Provided material |
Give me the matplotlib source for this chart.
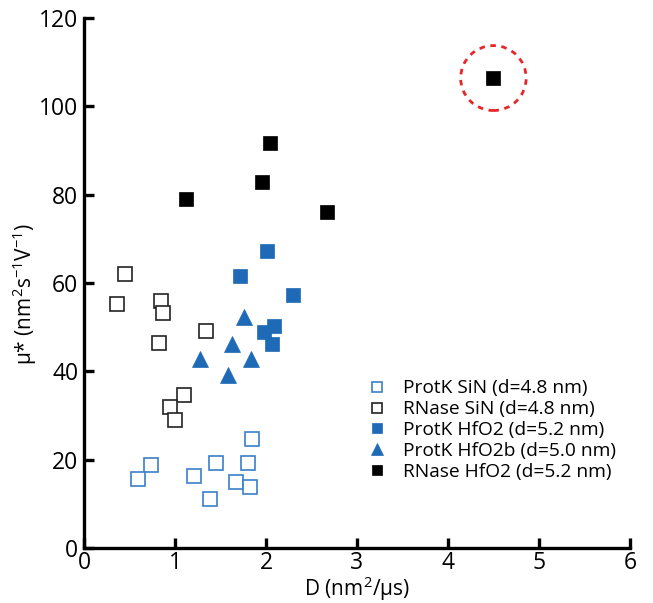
import matplotlib
matplotlib.use("Agg")
import matplotlib.pyplot as plt
from matplotlib.patches import Ellipse

FONT = "Open Sans"
plt.rcParams['font.family'] = [FONT, 'DejaVu Sans']
plt.rcParams['mathtext.fontset'] = 'custom'
plt.rcParams['mathtext.rm'] = FONT
plt.rcParams['mathtext.it'] = FONT + ':italic'
plt.rcParams['mathtext.bf'] = FONT + ':bold'

# ---- data ----
protk_sin_D  = [1.85, 0.74, 0.59, 1.21, 1.45, 1.80, 1.67, 1.83, 1.39]
protk_sin_mu = [24.6, 18.8, 15.6, 16.3, 19.2, 19.2, 14.9, 13.8, 11.2]

rnase_sin_D  = [0.45, 0.36, 0.85, 0.87, 1.34, 0.83, 1.10, 0.95, 1.00]
rnase_sin_mu = [62.0, 55.3, 56.0, 53.2, 49.2, 46.5, 34.7, 32.0, 29.0]

protk_hfo2_D  = [2.01, 1.72, 2.30, 2.09, 1.98, 2.07]
protk_hfo2_mu = [67.2, 61.6, 57.3, 50.3, 49.0, 46.3]

protk_hfo2b_D  = [1.76, 1.63, 1.27, 1.84, 1.58]
protk_hfo2b_mu = [52.3, 46.3, 42.8, 42.9, 39.2]

rnase_hfo2_D  = [4.50, 2.04, 1.96, 1.12, 2.67]
rnase_hfo2_mu = [106.4, 91.8, 82.9, 79.1, 76.1]

labels = ["ProtK SiN (d=4.8 nm)", "RNase SiN (d=4.8 nm)", "ProtK HfO2 (d=5.2 nm)",
          "ProtK HfO2b (d=5.0 nm)", "RNase HfO2 (d=5.2 nm)"]

xticks = [0, 1, 2, 3, 4, 5, 6]
yticks = [0, 20, 40, 60, 80, 100, 120]

BLUE = "#1f6ab7"
LBLUE = "#3a80c9"

fig = plt.figure(figsize=(6.53, 6.03), dpi=100)
ax = fig.add_axes([0.1286, 0.0912, 0.836, 0.879])

ax.plot(protk_sin_D, protk_sin_mu, 's', ms=10, mfc='white', mec=LBLUE, mew=1.2,
        ls='none', label=labels[0])
ax.plot(rnase_sin_D, rnase_sin_mu, 's', ms=10, mfc='white', mec='#222222', mew=1.2,
        ls='none', label=labels[1])
ax.plot(protk_hfo2_D, protk_hfo2_mu, 's', ms=10, mfc=BLUE, mec=BLUE, mew=0.5,
        ls='none', label=labels[2])
ax.plot(protk_hfo2b_D, protk_hfo2b_mu, '^', ms=12, mfc=BLUE, mec=BLUE, mew=0.5,
        ls='none', label=labels[3])
ax.plot(rnase_hfo2_D, rnase_hfo2_mu, 's', ms=10, mfc='black', mec='black', mew=0.5,
        ls='none', label=labels[4])

# red dashed circle around the outlier
ax.add_patch(Ellipse((rnase_hfo2_D[0], rnase_hfo2_mu[0]), 0.72, 14.7, fill=False,
                     ec='#e8262a', lw=2.0, ls=(0, (2, 2))))

ax.set_xlim(0, 6)
ax.set_ylim(0, 120)
ax.set_xticks(xticks)
ax.set_yticks(yticks)
for s in ['top', 'right']:
    ax.spines[s].set_visible(False)
for s in ['left', 'bottom']:
    ax.spines[s].set_linewidth(2.4)
ax.tick_params(direction='in', length=7, width=2.4, labelsize=16.5, pad=4)
ax.tick_params(axis='x', pad=2)

ax.set_xlabel(r'D (nm$^2$/μs)', fontsize=15, labelpad=0)
ax.set_ylabel(r'μ* (nm$^2$s$^{-1}$V$^{-1}$)', fontsize=15)
ax.yaxis.set_label_coords(-0.082, 0.48)

ax.legend(loc='upper left', bbox_to_anchor=(0.516, 0.318), frameon=False,
          fontsize=13.8, handletextpad=0.75, labelspacing=0.15, handlelength=1.2,
          borderaxespad=0.0, borderpad=0.0, markerscale=0.75)

fig.savefig("out.png", dpi=100)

Work required |
Write out again, exactly, the lines from the start of the listing up to the line containing "protk_hfo2b_mu = [52.3, 46.3, 42.8, 42.9, 39.2]", with both ends and without pictures.

In response |
Give me the matplotlib source for this chart.
import matplotlib
matplotlib.use("Agg")
import matplotlib.pyplot as plt
from matplotlib.patches import Ellipse

FONT = "Open Sans"
plt.rcParams['font.family'] = [FONT, 'DejaVu Sans']
plt.rcParams['mathtext.fontset'] = 'custom'
plt.rcParams['mathtext.rm'] = FONT
plt.rcParams['mathtext.it'] = FONT + ':italic'
plt.rcParams['mathtext.bf'] = FONT + ':bold'

# ---- data ----
protk_sin_D  = [1.85, 0.74, 0.59, 1.21, 1.45, 1.80, 1.67, 1.83, 1.39]
protk_sin_mu = [24.6, 18.8, 15.6, 16.3, 19.2, 19.2, 14.9, 13.8, 11.2]

rnase_sin_D  = [0.45, 0.36, 0.85, 0.87, 1.34, 0.83, 1.10, 0.95, 1.00]
rnase_sin_mu = [62.0, 55.3, 56.0, 53.2, 49.2, 46.5, 34.7, 32.0, 29.0]

protk_hfo2_D  = [2.01, 1.72, 2.30, 2.09, 1.98, 2.07]
protk_hfo2_mu = [67.2, 61.6, 57.3, 50.3, 49.0, 46.3]

protk_hfo2b_D  = [1.76, 1.63, 1.27, 1.84, 1.58]
protk_hfo2b_mu = [52.3, 46.3, 42.8, 42.9, 39.2]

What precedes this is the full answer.